In which we answer the question – what are they saying?
I’ve split the tweets up into two types – at replies, and not at replies, and a third which contains all tweets. I’ve created wordles of each one, for each of the 20 people we were following.
If you haven’t – check out wordle.net. It’s awesome.
There’s debate as to whether wordles are good ways to analyze text – definitely there are better ways (possibly to be explored in a future post) however I think they’re cool and here they have some utility. Note, though, that sizes of word are relative to the number of words in the data set for that individual, which are of varying size (see Part 1, Part 2, Part 3).
I don’t want to tread on Caitlin’s analysis (I’m just the data junkie), but some things you can see, aside from topics of discussion:
- People who make a point of thanking others (most likely for retweets or similar)
- People who retweet things that others have said about them
- Where RT is conspicuous by it’s absence
- Specific websites that get tweeted a lot
My personal favorite is Dave Winer’s all tweets! Let me know what you think.

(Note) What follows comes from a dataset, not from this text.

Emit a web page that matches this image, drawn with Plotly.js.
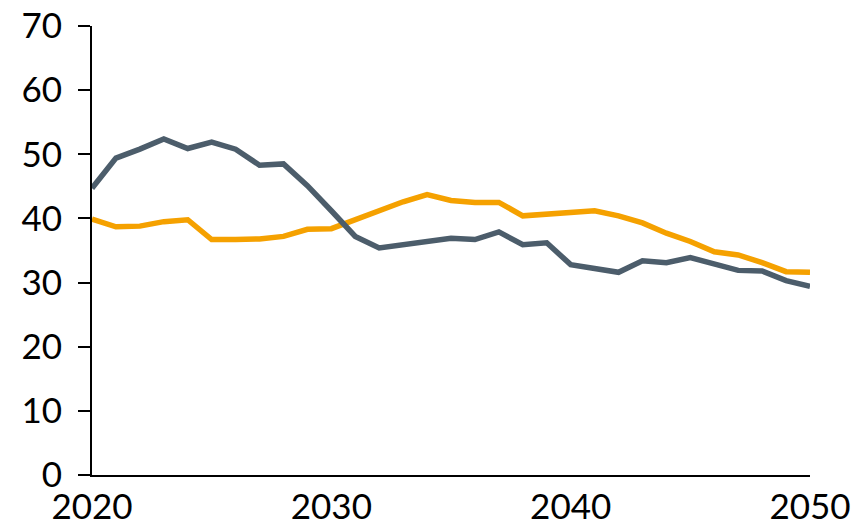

Programming-wise, the code is trivial because wordle accepts free text. But, before I realized that the guy who wrote wordle was much smarter than me, I tried to be clever an optimize it by using a LinkedHashSet. I chose this data structure on the basis that – I wanted O(1) random access (the hash) because I would find the same words repeated, only one instance of each word (the set) and a nice quick iteration (the linked) so I could output a key, value table at the end. And then I discovered that there was no get() or elementAt() method – and stopped trying to be a smart-alec!